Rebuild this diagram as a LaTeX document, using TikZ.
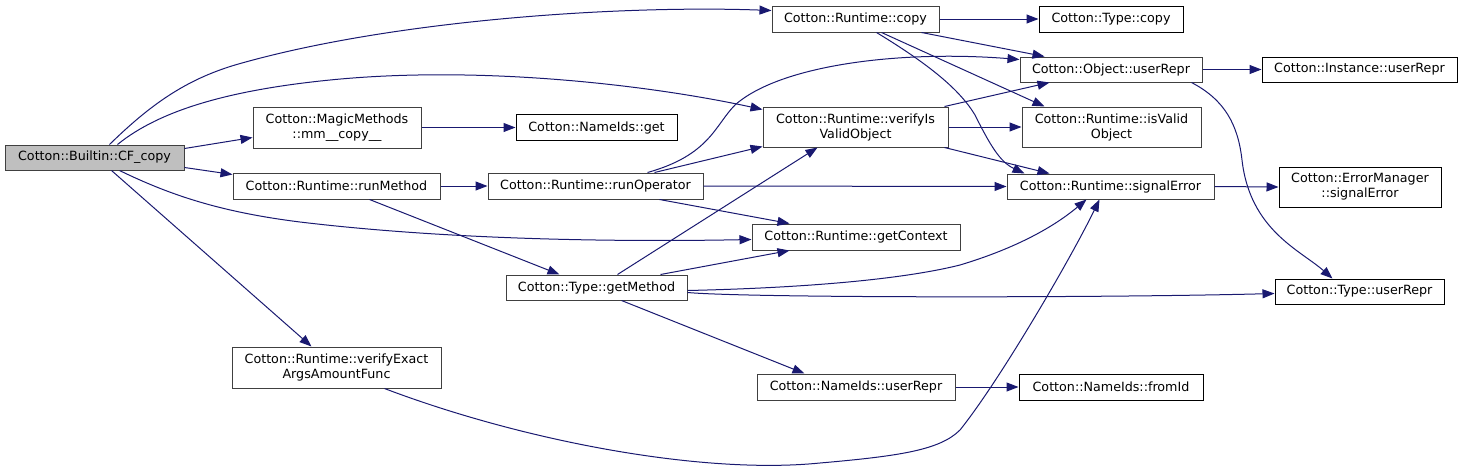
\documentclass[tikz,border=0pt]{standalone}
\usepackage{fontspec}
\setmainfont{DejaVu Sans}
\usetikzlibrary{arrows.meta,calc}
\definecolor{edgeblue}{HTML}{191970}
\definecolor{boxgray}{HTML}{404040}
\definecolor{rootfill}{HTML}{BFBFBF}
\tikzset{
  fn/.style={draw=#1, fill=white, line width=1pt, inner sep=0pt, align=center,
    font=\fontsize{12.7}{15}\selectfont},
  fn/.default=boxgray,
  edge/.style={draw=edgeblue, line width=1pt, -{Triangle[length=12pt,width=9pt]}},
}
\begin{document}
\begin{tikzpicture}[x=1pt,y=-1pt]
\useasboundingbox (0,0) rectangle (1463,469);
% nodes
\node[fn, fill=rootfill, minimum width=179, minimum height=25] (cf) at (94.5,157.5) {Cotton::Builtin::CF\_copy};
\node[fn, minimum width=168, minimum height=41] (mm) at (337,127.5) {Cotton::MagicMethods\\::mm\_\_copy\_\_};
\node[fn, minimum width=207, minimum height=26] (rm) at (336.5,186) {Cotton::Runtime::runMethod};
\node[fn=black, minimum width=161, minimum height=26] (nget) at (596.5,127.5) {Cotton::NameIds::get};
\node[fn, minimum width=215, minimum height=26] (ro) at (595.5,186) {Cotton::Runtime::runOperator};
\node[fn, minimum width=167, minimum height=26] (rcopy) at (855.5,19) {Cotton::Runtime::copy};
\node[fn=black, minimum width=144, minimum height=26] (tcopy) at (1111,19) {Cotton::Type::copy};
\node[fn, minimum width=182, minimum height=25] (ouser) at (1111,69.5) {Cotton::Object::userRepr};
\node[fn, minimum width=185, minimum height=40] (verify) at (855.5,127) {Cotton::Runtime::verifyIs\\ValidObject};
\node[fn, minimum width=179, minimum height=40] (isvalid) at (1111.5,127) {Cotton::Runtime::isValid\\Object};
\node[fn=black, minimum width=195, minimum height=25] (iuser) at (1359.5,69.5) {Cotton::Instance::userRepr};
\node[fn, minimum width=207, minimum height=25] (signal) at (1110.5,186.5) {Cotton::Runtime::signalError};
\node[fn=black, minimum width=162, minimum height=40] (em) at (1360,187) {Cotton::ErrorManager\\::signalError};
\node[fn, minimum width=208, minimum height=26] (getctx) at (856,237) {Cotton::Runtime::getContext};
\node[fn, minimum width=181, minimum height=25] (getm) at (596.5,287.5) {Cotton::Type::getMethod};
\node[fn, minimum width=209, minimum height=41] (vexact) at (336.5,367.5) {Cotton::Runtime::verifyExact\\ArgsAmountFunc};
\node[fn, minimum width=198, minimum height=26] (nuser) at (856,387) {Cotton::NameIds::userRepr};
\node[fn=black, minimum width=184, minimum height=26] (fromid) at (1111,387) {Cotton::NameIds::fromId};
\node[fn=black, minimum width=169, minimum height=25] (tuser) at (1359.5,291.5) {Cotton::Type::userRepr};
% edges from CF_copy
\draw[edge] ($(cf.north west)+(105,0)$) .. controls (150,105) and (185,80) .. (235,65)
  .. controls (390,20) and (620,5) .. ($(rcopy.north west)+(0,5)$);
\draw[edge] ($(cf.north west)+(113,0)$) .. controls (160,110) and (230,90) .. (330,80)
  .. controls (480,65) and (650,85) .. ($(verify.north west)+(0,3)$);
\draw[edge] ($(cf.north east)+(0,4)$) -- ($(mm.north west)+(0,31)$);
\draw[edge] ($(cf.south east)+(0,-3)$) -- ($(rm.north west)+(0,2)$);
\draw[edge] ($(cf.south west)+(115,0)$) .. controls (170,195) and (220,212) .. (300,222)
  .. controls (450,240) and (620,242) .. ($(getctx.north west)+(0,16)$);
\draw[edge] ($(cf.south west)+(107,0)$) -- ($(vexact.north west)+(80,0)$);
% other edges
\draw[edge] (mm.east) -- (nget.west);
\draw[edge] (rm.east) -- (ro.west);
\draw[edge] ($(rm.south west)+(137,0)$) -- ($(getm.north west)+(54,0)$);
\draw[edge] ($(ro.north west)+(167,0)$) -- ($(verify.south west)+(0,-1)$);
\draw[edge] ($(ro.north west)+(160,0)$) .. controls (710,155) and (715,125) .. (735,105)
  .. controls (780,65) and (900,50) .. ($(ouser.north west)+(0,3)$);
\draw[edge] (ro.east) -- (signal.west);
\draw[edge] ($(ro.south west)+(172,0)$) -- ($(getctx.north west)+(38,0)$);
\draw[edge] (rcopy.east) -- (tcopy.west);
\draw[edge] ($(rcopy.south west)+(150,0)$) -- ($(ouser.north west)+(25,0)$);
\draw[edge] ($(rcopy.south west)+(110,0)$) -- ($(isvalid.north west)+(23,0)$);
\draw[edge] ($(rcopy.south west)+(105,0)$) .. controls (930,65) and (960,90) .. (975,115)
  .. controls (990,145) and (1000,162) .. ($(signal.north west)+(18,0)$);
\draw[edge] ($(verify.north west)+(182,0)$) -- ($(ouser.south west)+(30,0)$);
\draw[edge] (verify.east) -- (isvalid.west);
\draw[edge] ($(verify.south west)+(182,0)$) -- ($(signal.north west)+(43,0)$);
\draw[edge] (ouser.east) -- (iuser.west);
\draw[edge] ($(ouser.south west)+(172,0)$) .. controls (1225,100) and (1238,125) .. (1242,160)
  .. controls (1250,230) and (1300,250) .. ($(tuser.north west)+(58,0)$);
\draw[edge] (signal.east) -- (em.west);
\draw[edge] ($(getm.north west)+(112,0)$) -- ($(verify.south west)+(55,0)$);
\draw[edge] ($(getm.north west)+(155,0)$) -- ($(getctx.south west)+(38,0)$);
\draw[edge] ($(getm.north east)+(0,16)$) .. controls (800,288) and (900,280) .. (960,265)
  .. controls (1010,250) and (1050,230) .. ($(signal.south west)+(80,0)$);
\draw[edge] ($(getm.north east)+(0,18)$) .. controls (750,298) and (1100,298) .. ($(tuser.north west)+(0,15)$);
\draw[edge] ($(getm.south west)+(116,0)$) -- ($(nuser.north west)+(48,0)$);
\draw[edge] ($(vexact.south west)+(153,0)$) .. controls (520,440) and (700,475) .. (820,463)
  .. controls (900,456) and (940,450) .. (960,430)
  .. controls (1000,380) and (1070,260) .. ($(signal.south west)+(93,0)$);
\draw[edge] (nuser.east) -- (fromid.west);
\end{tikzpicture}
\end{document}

*Problem description*.
Return the listing above word for word, with the pictures removed.

*Output for this exercise*.
Rebuild this diagram as a LaTeX document, using TikZ.
\documentclass[tikz,border=0pt]{standalone}
\usepackage{fontspec}
\setmainfont{DejaVu Sans}
\usetikzlibrary{arrows.meta,calc}
\definecolor{edgeblue}{HTML}{191970}
\definecolor{boxgray}{HTML}{404040}
\definecolor{rootfill}{HTML}{BFBFBF}
\tikzset{
  fn/.style={draw=#1, fill=white, line width=1pt, inner sep=0pt, align=center,
    font=\fontsize{12.7}{15}\selectfont},
  fn/.default=boxgray,
  edge/.style={draw=edgeblue, line width=1pt, -{Triangle[length=12pt,width=9pt]}},
}
\begin{document}
\begin{tikzpicture}[x=1pt,y=-1pt]
\useasboundingbox (0,0) rectangle (1463,469);
% nodes
\node[fn, fill=rootfill, minimum width=179, minimum height=25] (cf) at (94.5,157.5) {Cotton::Builtin::CF\_copy};
\node[fn, minimum width=168, minimum height=41] (mm) at (337,127.5) {Cotton::MagicMethods\\::mm\_\_copy\_\_};
\node[fn, minimum width=207, minimum height=26] (rm) at (336.5,186) {Cotton::Runtime::runMethod};
\node[fn=black, minimum width=161, minimum height=26] (nget) at (596.5,127.5) {Cotton::NameIds::get};
\node[fn, minimum width=215, minimum height=26] (ro) at (595.5,186) {Cotton::Runtime::runOperator};
\node[fn, minimum width=167, minimum height=26] (rcopy) at (855.5,19) {Cotton::Runtime::copy};
\node[fn=black, minimum width=144, minimum height=26] (tcopy) at (1111,19) {Cotton::Type::copy};
\node[fn, minimum width=182, minimum height=25] (ouser) at (1111,69.5) {Cotton::Object::userRepr};
\node[fn, minimum width=185, minimum height=40] (verify) at (855.5,127) {Cotton::Runtime::verifyIs\\ValidObject};
\node[fn, minimum width=179, minimum height=40] (isvalid) at (1111.5,127) {Cotton::Runtime::isValid\\Object};
\node[fn=black, minimum width=195, minimum height=25] (iuser) at (1359.5,69.5) {Cotton::Instance::userRepr};
\node[fn, minimum width=207, minimum height=25] (signal) at (1110.5,186.5) {Cotton::Runtime::signalError};
\node[fn=black, minimum width=162, minimum height=40] (em) at (1360,187) {Cotton::ErrorManager\\::signalError};
\node[fn, minimum width=208, minimum height=26] (getctx) at (856,237) {Cotton::Runtime::getContext};
\node[fn, minimum width=181, minimum height=25] (getm) at (596.5,287.5) {Cotton::Type::getMethod};
\node[fn, minimum width=209, minimum height=41] (vexact) at (336.5,367.5) {Cotton::Runtime::verifyExact\\ArgsAmountFunc};
\node[fn, minimum width=198, minimum height=26] (nuser) at (856,387) {Cotton::NameIds::userRepr};
\node[fn=black, minimum width=184, minimum height=26] (fromid) at (1111,387) {Cotton::NameIds::fromId};
\node[fn=black, minimum width=169, minimum height=25] (tuser) at (1359.5,291.5) {Cotton::Type::userRepr};
% edges from CF_copy
\draw[edge] ($(cf.north west)+(105,0)$) .. controls (150,105) and (185,80) .. (235,65)
  .. controls (390,20) and (620,5) .. ($(rcopy.north west)+(0,5)$);
\draw[edge] ($(cf.north west)+(113,0)$) .. controls (160,110) and (230,90) .. (330,80)
  .. controls (480,65) and (650,85) .. ($(verify.north west)+(0,3)$);
\draw[edge] ($(cf.north east)+(0,4)$) -- ($(mm.north west)+(0,31)$);
\draw[edge] ($(cf.south east)+(0,-3)$) -- ($(rm.north west)+(0,2)$);
\draw[edge] ($(cf.south west)+(115,0)$) .. controls (170,195) and (220,212) .. (300,222)
  .. controls (450,240) and (620,242) .. ($(getctx.north west)+(0,16)$);
\draw[edge] ($(cf.south west)+(107,0)$) -- ($(vexact.north west)+(80,0)$);
% other edges
\draw[edge] (mm.east) -- (nget.west);
\draw[edge] (rm.east) -- (ro.west);
\draw[edge] ($(rm.south west)+(137,0)$) -- ($(getm.north west)+(54,0)$);
\draw[edge] ($(ro.north west)+(167,0)$) -- ($(verify.south west)+(0,-1)$);
\draw[edge] ($(ro.north west)+(160,0)$) .. controls (710,155) and (715,125) .. (735,105)
  .. controls (780,65) and (900,50) .. ($(ouser.north west)+(0,3)$);
\draw[edge] (ro.east) -- (signal.west);
\draw[edge] ($(ro.south west)+(172,0)$) -- ($(getctx.north west)+(38,0)$);
\draw[edge] (rcopy.east) -- (tcopy.west);
\draw[edge] ($(rcopy.south west)+(150,0)$) -- ($(ouser.north west)+(25,0)$);
\draw[edge] ($(rcopy.south west)+(110,0)$) -- ($(isvalid.north west)+(23,0)$);
\draw[edge] ($(rcopy.south west)+(105,0)$) .. controls (930,65) and (960,90) .. (975,115)
  .. controls (990,145) and (1000,162) .. ($(signal.north west)+(18,0)$);
\draw[edge] ($(verify.north west)+(182,0)$) -- ($(ouser.south west)+(30,0)$);
\draw[edge] (verify.east) -- (isvalid.west);
\draw[edge] ($(verify.south west)+(182,0)$) -- ($(signal.north west)+(43,0)$);
\draw[edge] (ouser.east) -- (iuser.west);
\draw[edge] ($(ouser.south west)+(172,0)$) .. controls (1225,100) and (1238,125) .. (1242,160)
  .. controls (1250,230) and (1300,250) .. ($(tuser.north west)+(58,0)$);
\draw[edge] (signal.east) -- (em.west);
\draw[edge] ($(getm.north west)+(112,0)$) -- ($(verify.south west)+(55,0)$);
\draw[edge] ($(getm.north west)+(155,0)$) -- ($(getctx.south west)+(38,0)$);
\draw[edge] ($(getm.north east)+(0,16)$) .. controls (800,288) and (900,280) .. (960,265)
  .. controls (1010,250) and (1050,230) .. ($(signal.south west)+(80,0)$);
\draw[edge] ($(getm.north east)+(0,18)$) .. controls (750,298) and (1100,298) .. ($(tuser.north west)+(0,15)$);
\draw[edge] ($(getm.south west)+(116,0)$) -- ($(nuser.north west)+(48,0)$);
\draw[edge] ($(vexact.south west)+(153,0)$) .. controls (520,440) and (700,475) .. (820,463)
  .. controls (900,456) and (940,450) .. (960,430)
  .. controls (1000,380) and (1070,260) .. ($(signal.south west)+(93,0)$);
\draw[edge] (nuser.east) -- (fromid.west);
\end{tikzpicture}
\end{document}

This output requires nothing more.